Currently, the most significant risk that can jeopardize our project is that we may not be able to separate the speakers well enough for the Speech to Text model to produce usable captions. We spoke with Professor Sullivan about our circular microphone array, and he strongly recommended the use of a linear array for our application. There don’t seem to be any great options for prebuilt linear arrays online, as we could only find one specifically for the Raspberry Pi. The estimated shipping time for that array is a month, so for now we plan to continue working with the UMA-8. If the UMA-8 is too small for both beamforming and STFT, we will have to try building our own array out of separate microphones. This approach will add cost and potentially take a lot more time. None of us are familiar with the steps involved in recording from multiple microphones, so we hope to avoid that complication.
One of the main changes we made from the proposal presentation is the use of a Jetson TX2 for all of the processing.
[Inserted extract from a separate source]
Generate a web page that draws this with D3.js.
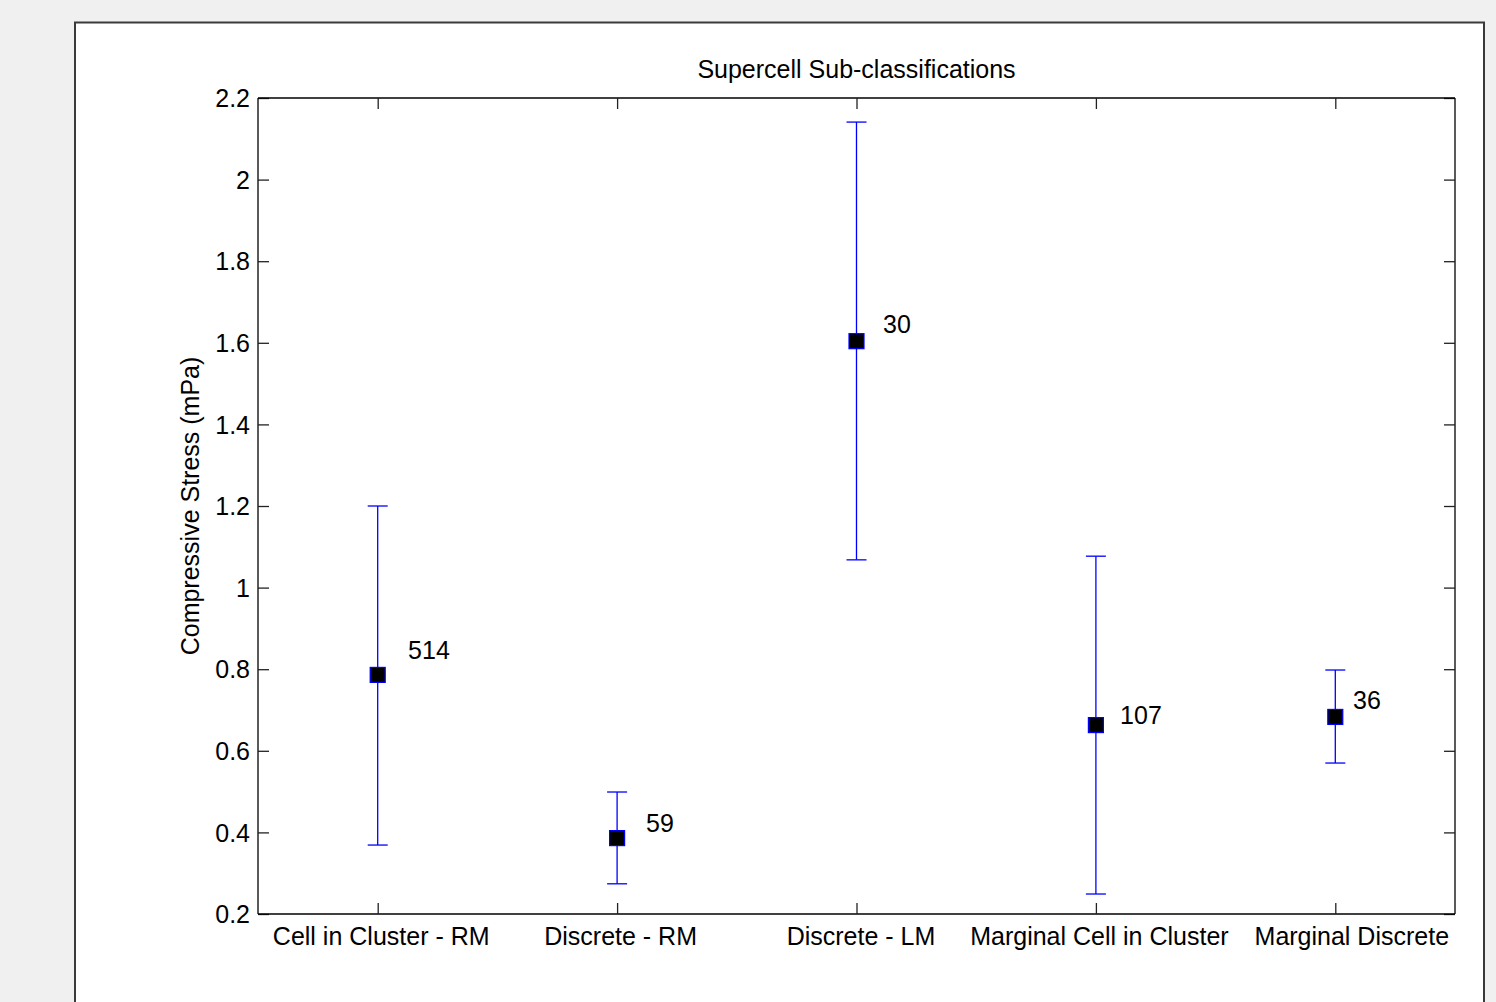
<!DOCTYPE html>
<html><head><meta charset="utf-8">
<script src="https://cdn.jsdelivr.net/npm/d3@7"></script>
<style>
html,body{margin:0;padding:0;background:#f0f0f0;}
svg{display:block;}
text{font-family:"Liberation Sans",Arial,sans-serif;fill:#000;}
</style></head>
<body>
<svg id="chart" width="1496" height="1002"></svg>
<script>
const categories = ["Cell in Cluster - RM","Discrete - RM","Discrete - LM","Marginal Cell in Cluster","Marginal Discrete"];
const means = [0.786, 0.386, 1.604, 0.663, 0.683];
const upper = [1.200, 0.499, 2.141, 1.077, 0.798];
const lower = [0.369, 0.274, 1.068, 0.249, 0.570];
const counts = ["514","59","30","107","36"];
const labelX = [1.127, 2.121, 3.111, 4.101, 5.074];
const labelY = [0.847, 0.423, 1.646, 0.688, 0.724];
const yTicks = [0.2,0.4,0.6,0.8,1,1.2,1.4,1.6,1.8,2,2.2];
const titleText = "Supercell Sub-classifications";
const yLabelText = "Compressive Stress (mPa)";

const svg = d3.select("#chart");
const L = 258, R = 1455, T = 98, B = 914;
const FS = 25;
const catShift = [3, 3, 4, 3, 16];

// figure panel
svg.append("rect").attr("x",75).attr("y",22.5).attr("width",1409).attr("height",1000)
  .attr("fill","#fff").attr("stroke","#3a3a3a").attr("stroke-width",2);

const x = d3.scaleLinear().domain([0.5, categories.length + 0.5]).range([L, R]);
const y = d3.scaleLinear().domain([0.2, 2.2]).range([B, T]);

const tickLen = 11;
const gL = svg.append("g").attr("transform",`translate(${L},0)`)
  .call(d3.axisLeft(y).tickValues(yTicks).tickSizeInner(-tickLen).tickSizeOuter(0).tickPadding(8).tickFormat(d3.format("~g")));
const gR = svg.append("g").attr("transform",`translate(${R},0)`)
  .call(d3.axisRight(y).tickValues(yTicks).tickSizeInner(-tickLen).tickSizeOuter(0).tickFormat(""));
const gB = svg.append("g").attr("transform",`translate(0,${B})`)
  .call(d3.axisBottom(x).tickValues(d3.range(1,categories.length+1)).tickSizeInner(-tickLen).tickSizeOuter(0).tickPadding(10).tickFormat(d=>categories[d-1]));
const gT = svg.append("g").attr("transform",`translate(0,${T})`)
  .call(d3.axisTop(x).tickValues(d3.range(1,categories.length+1)).tickSizeInner(-tickLen).tickSizeOuter(0).tickFormat(""));
[gL,gR,gB,gT].forEach(g=>{
  g.selectAll("path.domain").attr("stroke","#000").attr("stroke-width",1.3);
  g.selectAll(".tick line").attr("stroke","#222").attr("stroke-width",1.3);
  g.selectAll(".tick text").attr("font-size",FS).attr("font-family","Liberation Sans, Arial, sans-serif").attr("fill","#000");
});
gL.selectAll(".tick text").attr("dy","0.35em");
gB.selectAll(".tick text").attr("dy","0.85em").attr("dx",(d,i)=>catShift[i]);
gL.select("path.domain").attr("d",`M0,${T}V${B}`);
gB.select("path.domain").attr("d",`M${L},0H${R}`);
gR.select("path.domain").attr("d",`M0,${T}V${B}`);
gT.select("path.domain").attr("d",`M${L},0H${R}`);

const idx = d3.range(categories.length);
const cap = 10;
const eb = svg.append("g").attr("stroke","#0000ff").attr("stroke-width",1.3).attr("fill","none");
eb.selectAll("line.v").data(idx).join("line")
  .attr("x1",i=>x(i+1)).attr("x2",i=>x(i+1)).attr("y1",i=>y(lower[i])).attr("y2",i=>y(upper[i]));
eb.selectAll("line.u").data(idx).join("line")
  .attr("x1",i=>x(i+1)-cap).attr("x2",i=>x(i+1)+cap).attr("y1",i=>y(upper[i])).attr("y2",i=>y(upper[i]));
eb.selectAll("line.l").data(idx).join("line")
  .attr("x1",i=>x(i+1)-cap).attr("x2",i=>x(i+1)+cap).attr("y1",i=>y(lower[i])).attr("y2",i=>y(lower[i]));

const ms = 15;
svg.append("g").selectAll("rect").data(idx).join("rect")
  .attr("x",i=>x(i+1)-ms/2).attr("y",i=>y(means[i])-ms/2).attr("width",ms).attr("height",ms)
  .attr("fill","#000").attr("stroke","#0000ff").attr("stroke-width",1.2);

svg.append("g").selectAll("text").data(idx).join("text")
  .attr("x",i=>x(labelX[i])).attr("y",i=>y(labelY[i])).attr("dy","0.35em")
  .attr("font-size",FS).text(i=>counts[i]);

svg.append("text").attr("x",(L+R)/2).attr("y",T-20).attr("text-anchor","middle")
  .attr("font-size",FS).text(titleText);

svg.append("text").attr("transform",`translate(199,${(T+B)/2}) rotate(-90)`).attr("text-anchor","middle")
  .attr("font-size",FS).text(yLabelText);
</script>
</body></html>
We wanted to limit the amount of data movement that we would have to deal with, and the Jetson TX2 also provides consistent processing and I/O capability compared to the variability of the user’s laptop. Another key design choice we made was to use an HDMI to USB video capture card to transfer our final output to the user’s laptop. We based this off of the iContact project from Fall 2020. Both of these changes should greatly simplify our design and allow us to focus on the sound processing.
Our schedule remains pretty much the same as the one presented in the proposal presentation. Instead of having to worry about circuit wiring, however, we now just have to deal with the video capture card.
We were able to successfully use the TX2 to interface with the webcam and UMA-8 through a USB hub. We have now started to work with the video and audio data of what we hope to be our final components.